In grade $$9$$, we have learnt about the concept of irrational numbers and their properties. We have also learnt how to plot irrational numbers in the number line. In this topic, we are going to learn how to prove irrational numbers.
A number $$x$$ is said to be an irrational number if it cannot be expressed in the form of $$\frac{p}{q}$$ where $$q \neq 0$$.
Example:
$$\sqrt{2}$$, $$\sqrt{5}$$, $$\sqrt{7}$$ are some examples of irrational numbers.
Important!
In this topic, we are going to prove that $$\sqrt{p}$$ is irrational where $$p$$ is a prime. Now, we shall prove the theorem using the fundamental theorem of arithmetic.
Theorem:
Let $$p$$ be a prime number. If $$p$$ divides $$a^2$$, then $$p$$ divides $$a$$, where $$a$$ is a positive integer.

Proof: The prime factorization of $$a$$ can be written as:

$$a = p_1p_2 ….p_n$$

Where $$p_1, p_2, …., p_n$$ are unique prime factors of $$a$$.

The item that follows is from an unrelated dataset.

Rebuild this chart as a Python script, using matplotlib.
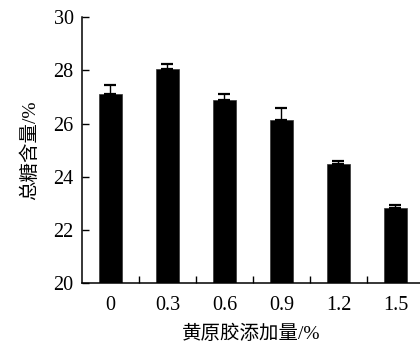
import matplotlib
matplotlib.use('Agg')
import matplotlib.pyplot as plt
import numpy as np

# xanthan gum dosage vs total sugar content
dosage = ['0', '0.3', '0.6', '0.9', '1.2', '1.5']
total_sugar = [27.12, 28.06, 26.87, 26.15, 24.49, 22.84]
sugar_err = [0.32, 0.19, 0.24, 0.43, 0.11, 0.11]
y_ticks = [20, 22, 24, 26, 28, 30]

plt.rcParams['font.family'] = ['Liberation Serif', 'Noto Sans CJK SC']
plt.rcParams['axes.unicode_minus'] = False

fig = plt.figure(figsize=(4.2, 3.49), dpi=100)
ax = fig.add_axes([0.195, 0.188, 0.805, 0.763])

x = np.arange(len(dosage))
ax.bar(x, total_sugar, width=0.39, color='black', edgecolor='#333333',
       linewidth=0.5, zorder=2)
ax.errorbar(x, total_sugar, yerr=[np.zeros(len(sugar_err)), sugar_err],
            fmt='none', ecolor='black', elinewidth=1.0, capsize=4.6,
            capthick=1.6, zorder=3)

ax.set_ylim(20, 30)
ax.set_xlim(-0.5, 5.43)
ax.set_yticks(y_ticks)
ax.set_yticklabels([str(v) for v in y_ticks], fontsize=14.5)

# category labels under the bars, tick marks only between them
ax.set_xticks(x)
ax.set_xticklabels(dosage, fontsize=14.5)
ax.tick_params(axis='x', which='major', length=0, pad=9)
ax.set_xticks(x[:-1] + 0.5, minor=True)
ax.tick_params(axis='x', which='minor', direction='in', length=5, width=1.0)
ax.tick_params(axis='y', direction='in', length=5, width=1.0, pad=6)

for side in ['top', 'right']:
    ax.spines[side].set_visible(False)
for side in ['left', 'bottom']:
    ax.spines[side].set_linewidth(1.1)

ax.set_xlabel('黄原胶添加量/%', fontsize=14, labelpad=7)
ax.set_ylabel('总糖含量/%', fontsize=14, labelpad=10)

fig.savefig('out.png', dpi=100)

Then, the prime factorization of $$a^2$$ can be written as:

$$a^2 = a \times a$$

$$a^2 = (p_1p_2 ….p_n)(p_1p_2 ….p_n)$$

$$a^2 = p_1^2 p_2^2 ….p_n^2$$

It is given that $$p$$ divides $$a^2$$. We know that from the fundamental theorem of arithmetic that $$p$$ is one of the prime factors of $$a^2$$. That is, $$p$$ is one of ($$p_1,p_2, ….,p_n$$).

Since $$a = p_1p_2 ….p_n$$ and $$p$$ is one of ($$p_1,p_2, ….,p_n$$), then $$p$$ divides $$a$$.

Hence, we proved.